Here is another Oregon pensioner:

[T]he pension for Mike Bellotti, the University of Oregon’s head football coach from 1995 to 2008, includes not just his salary but also money from licensing deals and endorsements that the Ducks’ athletic program generated. Mr. Bellotti’s pension is more than $46,000 a month.

Oregon isn't the only state that is generous with pensions. New Jersey, Kentucky and Connecticut are similarly lavish. These states are finding themselves in a pinch, as more government workers retire. More than 2,000 have pensions of more than $100,000 a year.
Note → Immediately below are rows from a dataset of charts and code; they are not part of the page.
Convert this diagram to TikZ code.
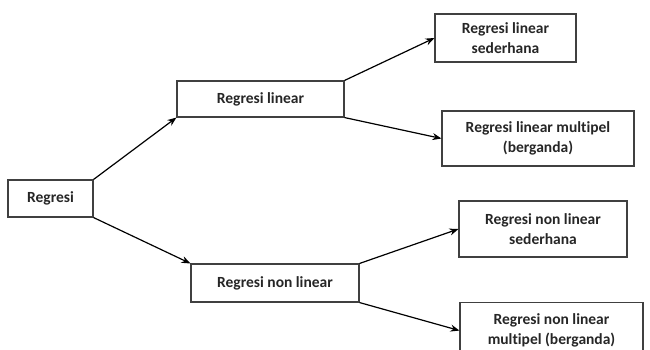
\documentclass[tikz,border=0pt]{standalone}
\usepackage{fontspec}
\setmainfont{Carlito}[Ligatures={NoCommon}]
\usetikzlibrary{arrows.meta}
\tikzset{
    kotak/.style = {draw=black!75, line width=1.1pt, align=center, inner sep=2pt, font=\bfseries\fontsize{15.5}{20}\selectfont, text=black!85},
    panah/.style = {line width=1.2pt, -{Stealth[length=9pt,width=7pt]}}
}
\begin{document}
\begin{tikzpicture}[x=1pt,y=-1pt]
    \clip (0,0) rectangle (650,349);
    \useasboundingbox (0,0) rectangle (650,349);
    \node[kotak, minimum width=85pt, minimum height=37pt] (regresi) at (50.5,198.5) {Regresi};
    \node[kotak, minimum width=167pt, minimum height=36pt] (linear) at (260.5,99) {Regresi linear};
    \node[kotak, minimum width=168pt, minimum height=38pt] (nonlinear) at (275,283) {Regresi non linear};
    \node[kotak, minimum width=141pt, minimum height=48pt] (linsed) at (505.5,38) {Regresi linear\\sederhana};
    \node[kotak, minimum width=192pt, minimum height=55pt] (linmul) at (538,138.5) {Regresi linear multipel\\(berganda)};
    \node[kotak, minimum width=168pt, minimum height=56pt] (nlsed) at (543,229) {Regresi non linear\\sederhana};
    \node[kotak, minimum width=183pt, minimum height=56pt, anchor=north] (nlmul) at (551.5,302) {Regresi non linear\\multipel (berganda)};
    % panah dari induk ke cabang
    \draw[panah] (regresi.north east) -- (linear.south west);
    \draw[panah] (regresi.south east) -- (nonlinear.north west);
    \draw[panah] (linear.north east) -- (linsed.west);
    \draw[panah] (linear.south east) -- (linmul.west);
    \draw[panah] (nonlinear.north east) -- (nlsed.west);
    \draw[panah] (nonlinear.south east) -- (nlmul.west);
\end{tikzpicture}
\end{document}
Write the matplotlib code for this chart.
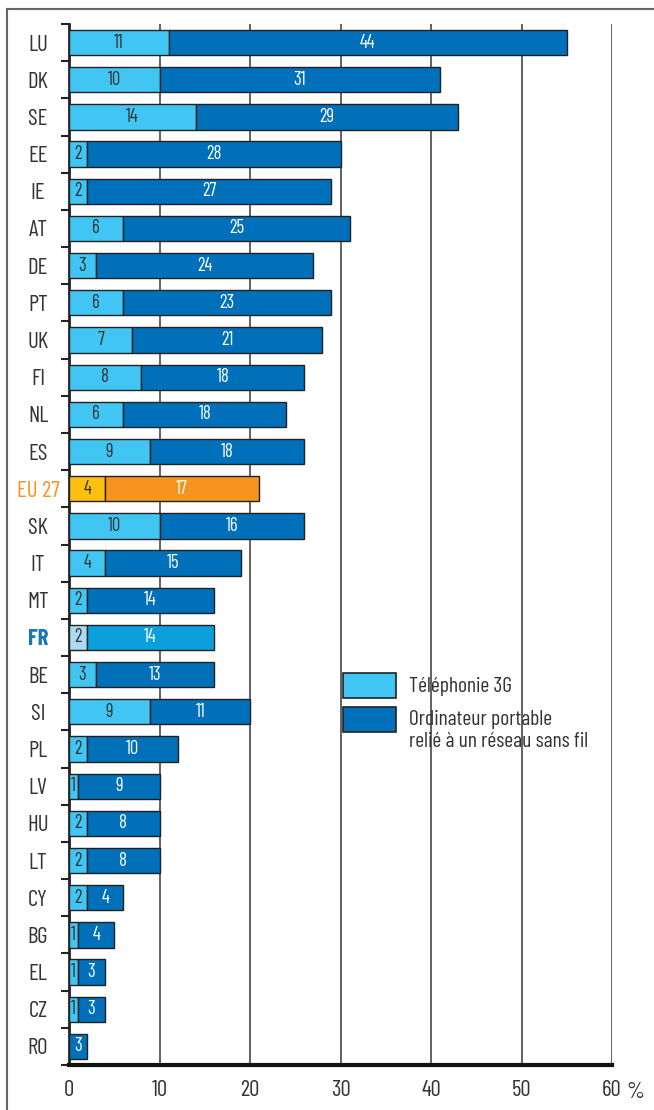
import matplotlib
matplotlib.use("Agg")
import matplotlib.pyplot as plt
from matplotlib import font_manager as fm
from matplotlib.patches import Rectangle
from matplotlib.lines import Line2D
from matplotlib.transforms import offset_copy

available = {f.name for f in fm.fontManager.ttflist}
candidates = ["Barlow Condensed", "Roboto Condensed", "Archivo Narrow", "PT Sans Narrow",
              "Liberation Sans Narrow", "Fira Sans Condensed", "IBM Plex Sans Condensed"]
chosen = next((c for c in candidates if c in available), "DejaVu Sans")
plt.rcParams['font.family'] = [chosen, 'DejaVu Sans']
plt.rcParams['font.weight'] = "normal"

countries = ["LU", "DK", "SE", "EE", "IE", "AT", "DE", "PT", "UK", "FI", "NL", "ES",
             "EU 27", "SK", "IT", "MT", "FR", "BE", "SI", "PL", "LV", "HU", "LT",
             "CY", "BG", "EL", "CZ", "RO"]
# Téléphonie 3G (%)
g3_values = [11, 10, 14, 2, 2, 6, 3, 6, 7, 8, 6, 9, 4, 10, 4, 2, 2, 3, 9, 2, 1, 2, 2, 2, 1, 1, 1, 0]
g3_labels = ["11", "10", "14", "2", "2", "6", "3", "6", "7", "8", "6", "9", "4", "10", "4",
             "2", "2", "3", "9", "2", "1", "2", "2", "2", "1", "1", "1", ""]
# Ordinateur portable relié à un réseau sans fil (%) - bar lengths as drawn
wifi_values = [44, 31, 29, 28, 27, 25, 24, 23, 21, 18, 18, 17, 17, 16, 15, 14, 14, 13, 11,
               10, 9, 8, 8, 4, 4, 3, 3, 2]
wifi_labels = ["44", "31", "29", "28", "27", "25", "24", "23", "21", "18", "18", "18", "17",
               "16", "15", "14", "14", "13", "11", "10", "9", "8", "8", "4", "4", "3", "3", "3"]
x_ticks = [0, 10, 20, 30, 40, 50, 60]
x_tick_labels = ["0", "10", "20", "30", "40", "50", "60"]
legend_labels = ["Téléphonie 3G", "Ordinateur portable\nrelié à un réseau sans fil"]

LIGHT = "#41C5F2"
DARK = "#0070BA"
EU_LIGHT = "#FDC010"
EU_DARK = "#F7941D"
FR_LIGHT = "#ABDAF2"
FR_DARK = "#0BA0DC"
TEXT = "#333333"

W, H = 654, 1110
fig = plt.figure(figsize=(W / 100, H / 100), dpi=100)
ax = fig.add_axes([69 / W, 45 / H, (612 - 69) / W, (1065 - 24) / H])

ypos = list(range(len(countries)))
light_colors, dark_colors = [], []
for c in countries:
    if c == "EU 27":
        light_colors.append(EU_LIGHT); dark_colors.append(EU_DARK)
    elif c == "FR":
        light_colors.append(FR_LIGHT); dark_colors.append(FR_DARK)
    else:
        light_colors.append(LIGHT); dark_colors.append(DARK)

bh = 0.68
ax.barh(ypos, g3_values, height=bh, color=light_colors, edgecolor="#222222",
        linewidth=1.0, zorder=3)
ax.barh(ypos, wifi_values, left=g3_values, height=bh, color=dark_colors,
        edgecolor="#222222", linewidth=1.0, zorder=3)

for i in ypos:
    if g3_labels[i]:
        ax.text(g3_values[i] / 2, i, g3_labels[i], ha="center", va="center",
                fontsize=13.5, color=TEXT, zorder=4)
    ax.text(g3_values[i] + wifi_values[i] / 2, i, wifi_labels[i], ha="center",
            va="center", fontsize=13.5, color="white", zorder=4)

ax.set_xlim(0, 60)
ax.set_ylim(len(countries) - 0.5, -0.5)

ax.set_xticks(x_ticks)
ax.set_xticklabels(x_tick_labels, fontsize=16.5, color=TEXT)
ax.tick_params(axis="x", length=0, pad=11)
ax.text(60, 0, "%", transform=offset_copy(ax.get_xaxis_transform(), fig=fig, x=14, y=-33, units="dots"),
        fontsize=16.5, color=TEXT, ha="left", va="baseline")

ax.set_yticks(ypos)
ax.set_yticklabels(countries, fontsize=16.5, color=TEXT)
for lab in ax.get_yticklabels():
    lab.set_horizontalalignment("center")
    if lab.get_text() == "EU 27":
        lab.set_color(EU_DARK)
    elif lab.get_text() == "FR":
        lab.set_color("#1A75BB")
        lab.set_fontweight("bold")
ax.tick_params(axis="y", which="major", length=0, pad=22.3)
ax.set_yticks([i - 0.5 for i in range(len(countries) + 1)], minor=True)
ax.tick_params(axis="y", which="minor", length=6, width=1.5, color="#222222", direction="out")

ax.grid(axis="x", color="#555555", linewidth=1.3, zorder=0)
ax.set_axisbelow(True)
for s in ["top", "right"]:
    ax.spines[s].set_visible(False)
ax.spines["left"].set_linewidth(2)
ax.spines["left"].set_color("#222222")
ax.spines["bottom"].set_linewidth(3)
ax.spines["bottom"].set_color("#111111")

# legend
def px(x, y):
    return x / W, 1 - y / H

for (top, col) in [(673, LIGHT), (707, DARK)]:
    x0, y0 = px(343, top + 25)
    fig.add_artist(Rectangle((x0, y0), 53 / W, 25 / H, transform=fig.transFigure,
                             facecolor=col, edgecolor="#222222", linewidth=1.2, zorder=5))
fig.text(*px(409, 687), legend_labels[0], fontsize=15.5, color=TEXT, va="center", ha="left")
fig.text(*px(409, 710), legend_labels[1], fontsize=15.5, color=TEXT, va="top", ha="left",
         linespacing=1.2)

# outer frame
fig.add_artist(Line2D([7 / W, 7 / W], [0, 1 - 9 / H], transform=fig.transFigure,
                      color="#666666", linewidth=1.5))
fig.add_artist(Line2D([7 / W, 1], [1 - 9 / H, 1 - 9 / H], transform=fig.transFigure,
                      color="#666666", linewidth=1.5))

fig.savefig("out.png", dpi=100)
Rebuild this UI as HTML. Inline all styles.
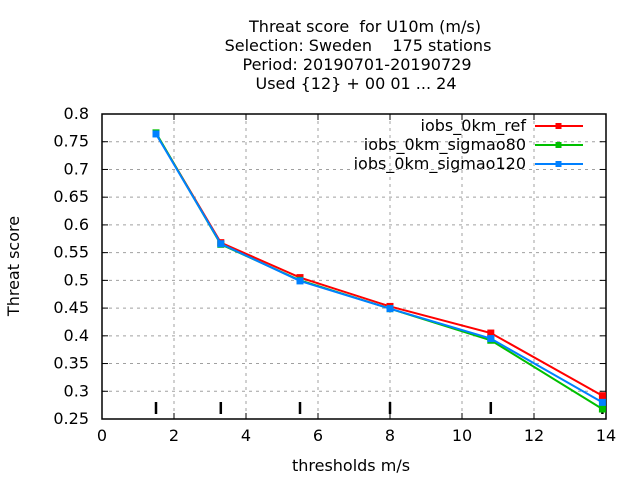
<!DOCTYPE html>
<html><head><meta charset="utf-8"><style>
body{margin:0;background:#fff}
svg text{font-family:"DejaVu Sans","Liberation Sans",sans-serif;font-size:16px;fill:#000;white-space:pre}
</style></head><body>
<svg id="c" width="640" height="480" xmlns="http://www.w3.org/2000/svg">
<g>
<text x="365" y="32" text-anchor="middle" xml:space="preserve">Threat score  for U10m (m/s)</text>
<text x="358" y="51" text-anchor="middle" xml:space="preserve">Selection: Sweden    175 stations</text>
<text x="357" y="70" text-anchor="middle">Period: 20190701-20190729</text>
<text x="356" y="89" text-anchor="middle">Used {12} + 00 01 ... 24</text>
</g>
<g id="grid"></g><g id="axes"></g><g id="series"></g><g id="legend"></g>
<text transform="translate(19,266) rotate(-90)" text-anchor="middle">Threat score</text>
<text x="351" y="471" text-anchor="middle">thresholds m/s</text>
</svg>
<script>
const thresholds=[1.5,3.3,5.5,8,10.8,13.9];
const seriesNames=["iobs_0km_ref","iobs_0km_sigmao80","iobs_0km_sigmao120"];
const refVals=[0.765,0.568,0.505,0.453,0.405,0.292];
const s80Vals=[0.766,0.565,0.500,0.449,0.392,0.268];
const s120Vals=[0.764,0.566,0.499,0.449,0.395,0.280];
const xTicks=[0,2,4,6,8,10,12,14];
const yTicks=[0.25,0.3,0.35,0.4,0.45,0.5,0.55,0.6,0.65,0.7,0.75,0.8];
const colors=["#ff0000","#00c000","#0080ff"];
const L=102,R=606,T=114,B=419;
const X=v=>L+(v-0)/(14-0)*(R-L);
const Y=v=>B-(v-0.25)/(0.8-0.25)*(B-T);
const NS="http://www.w3.org/2000/svg";
function mk(p,t,a){const e=document.createElementNS(NS,t);for(const k in a)e.setAttribute(k,a[k]);p.appendChild(e);return e;}
const g=document.getElementById('grid'),ax=document.getElementById('axes'),se=document.getElementById('series'),lg=document.getElementById('legend');
xTicks.forEach((v,i)=>{
 if(i>0&&i<xTicks.length-1){const l=mk(g,'line',{x1:X(v),x2:X(v),y1:T,y2:B,stroke:'#a0a0a0','stroke-dasharray':'3,4'});
 
 }
 mk(ax,'line',{x1:X(v),x2:X(v),y1:B,y2:B-6,stroke:'#000'});mk(ax,'line',{x1:X(v),x2:X(v),y1:T,y2:T+6,stroke:'#000'});
 const t=mk(ax,'text',{x:X(v),y:B+22,'text-anchor':'middle'});t.textContent=v;
 
 
});
yTicks.forEach((v,i)=>{
 if(i>0&&i<yTicks.length-1){const l=mk(g,'line',{x1:L,x2:R,y1:Y(v),y2:Y(v),stroke:'#a0a0a0','stroke-dasharray':'3,4'});
 
 }
 mk(ax,'line',{x1:L,x2:L+6,y1:Y(v),y2:Y(v),stroke:'#000'});mk(ax,'line',{x1:R,x2:R-6,y1:Y(v),y2:Y(v),stroke:'#000'});
 const t=mk(ax,'text',{x:L-13,y:Y(v)+5,'text-anchor':'end'});t.textContent=v;
 
 
});
const fr=mk(ax,'rect',{x:L,y:T,width:R-L,height:B-T,fill:'none',stroke:'#000','stroke-width':1.5});


thresholds.forEach(v=>{const m=mk(ax,'line',{x1:X(v),x2:X(v),y1:B-17,y2:B-5,stroke:'#000','stroke-width':2.5});
 
 });
[refVals,s80Vals,s120Vals].forEach((vals,si)=>{
 const grp=mk(se,'g',{});
 
 
 mk(grp,'polyline',{points:vals.map((v,i)=>X(thresholds[i])+','+Y(v)).join(' '),fill:'none',stroke:colors[si],'stroke-width':2});
 vals.forEach((v,i)=>{const p=mk(grp,'rect',{x:X(thresholds[i])-3.5,y:Y(v)-3.5,width:7,height:7,fill:colors[si]});
  
  });
 const ly=126+si*19;
 const le=mk(lg,'g',{});
 
 
 const t=mk(le,'text',{x:526,y:ly+5,'text-anchor':'end'});t.textContent=seriesNames[si];
 mk(le,'line',{x1:535,x2:583,y1:ly,y2:ly,stroke:colors[si],'stroke-width':2});
 mk(le,'rect',{x:555.5,y:ly-3,width:6,height:6,fill:colors[si]});
});
</script>
</body></html>
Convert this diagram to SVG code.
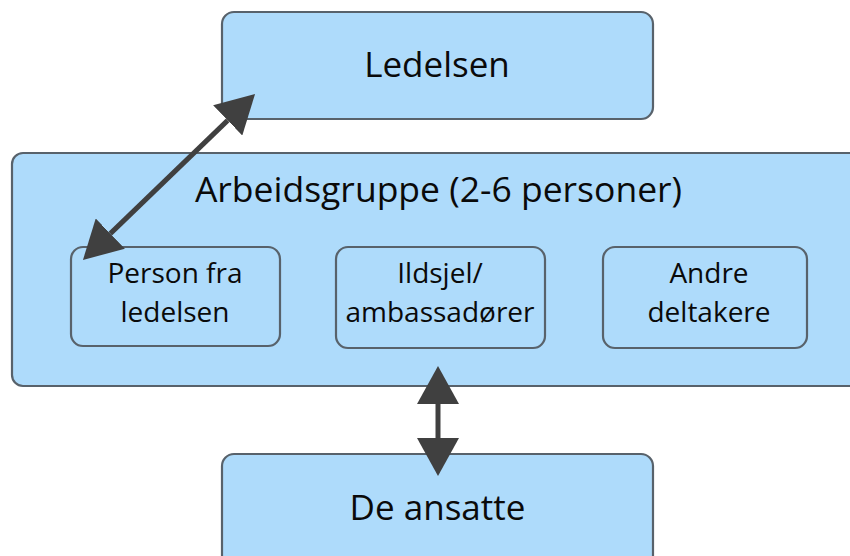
<svg xmlns="http://www.w3.org/2000/svg" width="850" height="556" viewBox="0 0 850 556">
<defs>
<style>
.box{fill:#aedbfb;stroke:#58626b;stroke-width:2.2}
.t{font-family:"Open Sans","Liberation Sans",sans-serif;fill:#0a0a0a;text-anchor:middle}
.big{font-size:35px}
.sm{font-size:28px}
.con{stroke:#404040;stroke-width:5;fill:none}
</style>
<marker id="ah" markerUnits="userSpaceOnUse" viewBox="0 0 38 42" markerWidth="38" markerHeight="42" refX="0" refY="21" orient="auto-start-reverse">
<path d="M0,0 L38,21 L0,42 z" fill="#404040"/>
</marker>
</defs>
<rect width="850" height="556" fill="#fff"/>
<g id="ledelsen">
<rect class="box" x="222" y="12" width="431" height="107" rx="12"/>
<text class="t big" x="437" y="77">Ledelsen</text>
</g>
<g id="arbeidsgruppe">
<rect class="box" x="12" y="153" width="860" height="233" rx="11"/>
<text class="t big" x="438.5" y="202" style="font-size:35.5px">Arbeidsgruppe (2-6 personer)</text>
</g>
<g id="person">
<rect class="box" x="71" y="247" width="209" height="99" rx="12"/>
<text class="t sm" x="175" y="283">Person fra</text>
<text class="t sm" x="175" y="322">ledelsen</text>
</g>
<g id="ildsjel">
<rect class="box" x="336" y="247" width="209" height="101" rx="12"/>
<text class="t sm" x="440" y="283">Ildsjel/</text>
<text class="t sm" x="440" y="322">ambassadører</text>
</g>
<g id="andre">
<rect class="box" x="603" y="247" width="204" height="101" rx="12"/>
<text class="t sm" x="709" y="283">Andre</text>
<text class="t sm" x="709" y="322">deltakere</text>
</g>
<g id="ansatte">
<rect class="box" x="222" y="454" width="431" height="120" rx="12"/>
<text class="t big" x="437.5" y="520">De ansatte</text>
</g>
<g id="connectors">
<line class="con" x1="110.3" y1="233.6" x2="227.7" y2="120.4" marker-start="url(#ah)" marker-end="url(#ah)"/>
<line class="con" x1="438" y1="404" x2="438" y2="438" marker-start="url(#ah)" marker-end="url(#ah)"/>
</g>
</svg>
Pensions for public workers should be realistic. One reason they often aren't, I submit, is that the tab will be picked up by that amorphous group known as taxpayers. And so what happens when the state is strapped in meeting the costs of these pensions? This is what happens:

Oregon’s Public Employees Retirement System has told cities, counties, school districts and other local entities to contribute more to keep the system afloat. They can neither negotiate nor raise local taxes fast enough to keep up. As a result, pensions are crowding out other spending. Essential services are slashed.

“You get to the point where you can no longer do more with less — you just have to do less with less,” said Nathan Cherpeski, the manager of Klamath Falls, a city of about 21,000 in south-central Oregon.

Klamath Falls’s most recent biennial bill from the pension system, known as PERS, was $600,000 more than the one before. PERS has warned that the bills will keep rising. Mr. Cherpeski has had to cut back on repairing streets and bridges.

Even as the American economy is humming, many states and cities are still hurting from the 2008 financial meltdown. The crash hammered their pension funds and tax revenues, but didn’t reduce the amounts they owe retirees.

Actually, even partially blaming the 2008 financial crisis is an outrageous deflection of deserved blame.  We should assign responsibility to the officials who created and sustained the formulae for these these exorbitant pensions.

We should be outraged that citizens who don't earn nearly as much as the former public employees must face increased taxes to support the system. .

So here's a word I did not see in the story: union or unions.

No doubt, public sector unions have played a role in sustaining the formula by which pensions are calculated. And why not be lavish? After all, it's just the taxpayers who must cough up the money.